Bus driver from horrific crash gets 4 years in prison

Judge rules bus driver Haim Biton, whose bus crashed killing 6 people, to compensate families, spend 4 years in prison.

Arutz Sheva Staff,

Haim Biton
Haim Biton
Miriam Alster/Flash90

The Jerusalem Magistrates Court ruled recently that the driver of a bus which crashed in February 2016 will serve four years in prison.

The crash between the line 402 bus towards Bnei Brak and a truck killed six of the bus' passengers and injured several others.

The plea bargain was made over a year ago, and included four years of prison and token payments of a few dozen thousand shekels to the victims' families.

Judge Yehoshua Zimmerman ordered the bus driver, Haim Biton, to pay 12,000 NIS each to the families of the six who were killed in the crash. Sara Sperling, the bride who was severely injured in the crash and who wed at the end of November instead of at the end of February, will receive 8,000 NIS.

The driver's license has been suspended for 15 years, and he will never again be allowed to drive a public vehicle.

At first, the district prosecutor wanted to demand a higher sum of money for the families, but the judge insisted on taking the driver's difficult financial straits into consideration.

Prior to the ruling, Biton said he had married and had a son, and now understands better what family means.
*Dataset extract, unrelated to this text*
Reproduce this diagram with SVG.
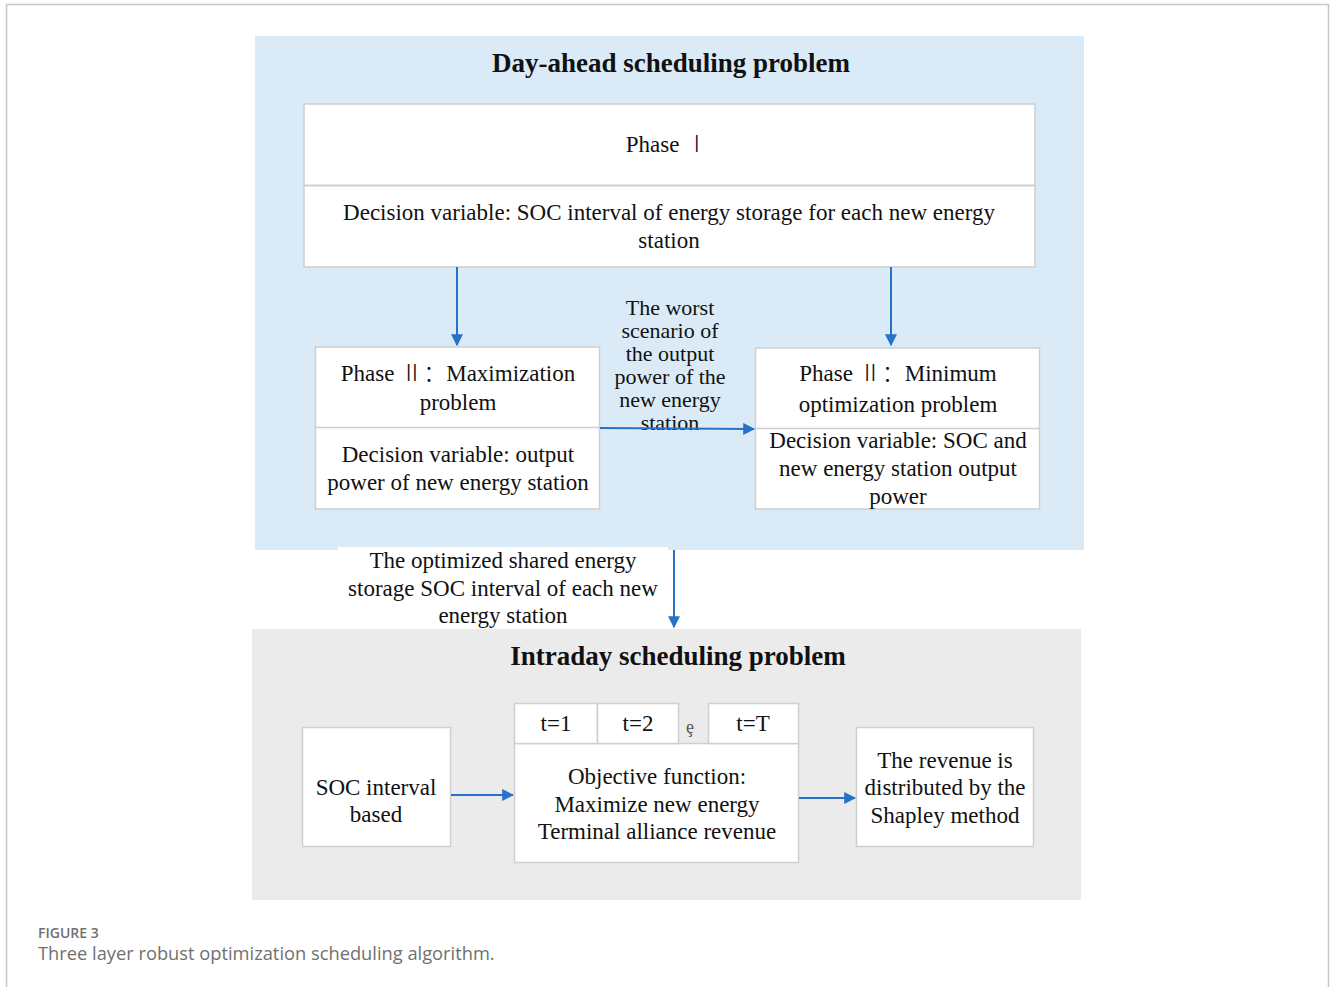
<svg xmlns="http://www.w3.org/2000/svg" width="1330" height="987" viewBox="0 0 1330 987">
<defs>
<style>
.t{font-family:"Liberation Serif","Times New Roman",serif;font-size:23px;fill:#111;text-anchor:middle}
.w{font-size:22px}
.h{font-family:"Liberation Serif","Times New Roman",serif;font-size:27px;font-weight:bold;fill:#111;text-anchor:middle}
.cjk{font-family:"Noto Sans CJK SC","Noto Sans CJK JP",serif;font-weight:300}
.box{fill:#fff;stroke:#cfcfcf;stroke-width:1.5}
.c{stroke:#2672c8;stroke-width:2;fill:none;marker-end:url(#ah)}
</style>
<marker id="ah" viewBox="0 0 10 10" refX="9" refY="5" markerWidth="6" markerHeight="6" orient="auto" markerUnits="strokeWidth">
<path d="M0,0 L10,5 L0,10 z" fill="#2672c8"/>
</marker>
</defs>
<rect x="0" y="0" width="1330" height="987" fill="#fff"/>
<path d="M6.5,987 V4.5 H1328.5 V987" fill="none" stroke="#c8c8c8" stroke-width="1.5"/>

<g id="dayahead">
<rect x="255" y="36" width="829" height="514" fill="#daebf7"/>
<text class="h" x="671" y="72">Day-ahead scheduling problem</text>
</g>
<g id="intraday">
<rect x="252" y="629" width="829" height="271" fill="#ebebeb"/>
<text class="h" x="678" y="665">Intraday scheduling problem</text>
</g>

<g id="phase1">
<rect class="box" x="304" y="104" width="731" height="163"/>
<line x1="304" y1="185.5" x2="1035" y2="185.5" stroke="#cfcfcf" stroke-width="2"/>
<text class="t" x="667" y="152">Phase <tspan class="cjk">  Ⅰ</tspan></text>
<text class="t" x="669" y="220">Decision variable: SOC interval of energy storage for each new energy</text>
<text class="t" x="669" y="248">station</text>
</g>

<g id="phase2max">
<rect class="box" x="315.5" y="347" width="284" height="162"/>
<line x1="315.5" y1="427.5" x2="599.5" y2="427.5" stroke="#cfcfcf" stroke-width="1.5"/>
<text class="t" x="458" y="381">Phase <tspan class="cjk">Ⅱ：</tspan>Maximization</text>
<text class="t" x="458" y="410">problem</text>
<text class="t" x="458" y="462">Decision variable: output</text>
<text class="t" x="458" y="490">power of new energy station</text>
</g>

<g id="phase2min">
<rect class="box" x="755.5" y="348" width="284" height="161"/>
<line x1="755.5" y1="428.5" x2="1039.5" y2="428.5" stroke="#cfcfcf" stroke-width="1.5"/>
<text class="t" x="898" y="381">Phase <tspan class="cjk">Ⅱ：</tspan>Minimum</text>
<text class="t" x="898" y="412">optimization problem</text>
<text class="t" x="898" y="448">Decision variable: SOC and</text>
<text class="t" x="898" y="476">new energy station output</text>
<text class="t" x="898" y="504">power</text>
</g>

<g id="worst-label">
<text class="t w" x="670" y="315">The worst</text>
<text class="t w" x="670" y="338">scenario of</text>
<text class="t w" x="670" y="361">the output</text>
<text class="t w" x="670" y="384">power of the</text>
<text class="t w" x="670" y="407">new energy</text>
<text class="t w" x="670" y="430">station</text>
</g>

<g id="soc-label">
<rect x="338" y="547" width="330" height="80" fill="#fff"/>
<text class="t" x="503" y="568">The optimized shared energy</text>
<text class="t" x="503" y="596">storage SOC interval of each new</text>
<text class="t" x="503" y="623">energy station</text>
</g>

<g id="socbased">
<rect class="box" x="302.5" y="727.5" width="148" height="119"/>
<text class="t" x="376" y="795">SOC interval</text>
<text class="t" x="376" y="822">based</text>
</g>

<g id="objective">
<rect class="box" x="514.5" y="743.5" width="284" height="119"/>
<rect class="box" x="514.5" y="703.5" width="83" height="40"/>
<rect class="box" x="597.5" y="703.5" width="81" height="40"/>
<rect class="box" x="708.5" y="703.5" width="90" height="40"/>
<text class="t" x="556" y="731">t=1</text>
<text class="t" x="638" y="731">t=2</text>
<text class="t" x="690" y="733" style="font-size:18px;fill:#555">ȩ</text>
<text class="t" x="753" y="731">t=T</text>
<text class="t" x="657" y="784">Objective function:</text>
<text class="t" x="657" y="812">Maximize new energy</text>
<text class="t" x="657" y="839">Terminal alliance revenue</text>
</g>

<g id="revenue">
<rect class="box" x="856.5" y="727.5" width="177" height="119"/>
<text class="t" x="945" y="768">The revenue is</text>
<text class="t" x="945" y="795">distributed by the</text>
<text class="t" x="945" y="823">Shapley method</text>
</g>

<g id="connectors">
<line class="c" x1="457" y1="267" x2="457" y2="345"/>
<line class="c" x1="891" y1="267" x2="891" y2="345"/>
<line class="c" x1="600" y1="428" x2="754" y2="429"/>
<line class="c" x1="674" y1="550" x2="674" y2="627"/>
<line class="c" x1="451" y1="795" x2="513" y2="795"/>
<line class="c" x1="799" y1="798" x2="855" y2="798"/>
</g>

<g id="caption">
<text x="38" y="938" style="font-family:'Open Sans','Noto Sans',sans-serif;font-size:14px;font-weight:600;fill:#707070">FIGURE 3</text>
<text x="38" y="960" style="font-family:'Open Sans','Noto Sans',sans-serif;font-size:18.3px;fill:#707070">Three layer robust optimization scheduling algorithm.</text>
</g>
</svg>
He admitted that he killed the victims by driving recklessly and carelessly, and asked that his sentence be delayed for a few months so that he can spend time with his son.

"I don't know how much abundance, how much light, I cut off from this world by killing people this way," Biton said then. "I am sorry. I hope that G-d willing, whatever G-d does will be for the good."

"Any jail sentence, no matter how long it is, will never bring back the victims who were killed by the accused's reckless driving, and will not be able to rehabilitate the bride who was severely injured," Judge Zimmerman said. "However, a prison sentence does express the fact that the court and the judge see the accused's deeds and their consequences as very severe."

Explaining his decision to the widower of victim Leah Melamud, Zimmerman added, "This is a fair and reasonable agreement."

Regarding the compensation, the judge decided that even though he usually orders financial compensation in line with the severity of the actions, "the final agreement means a heavier compensation package in the long run." He also said that he is "not sure that crippling the defendant financially" the moment he steps out of jail "is indeed the right thing to do."

Prior to the February 2016 crash, Biton had been previously convicted for a 2014 crash which left 18 civilians injured. In that crash, Biton was found guilty of reckless driving and failing to maintain a safe distance between his bus and the other vehicles.

The February 2016 crash occurred after a truck driver traveling on Highway 1 between Tel Aviv and Jerusalem noticed an oil leak and pulled over to the shoulder of the road. As the bus was passing the stopped truck it veered out of the lane and into the shoulder, crashing into the right side of the truck. At the time of the crash, Biton was speaking on his mobile phone, an illegal action, instead of concentrating on the road.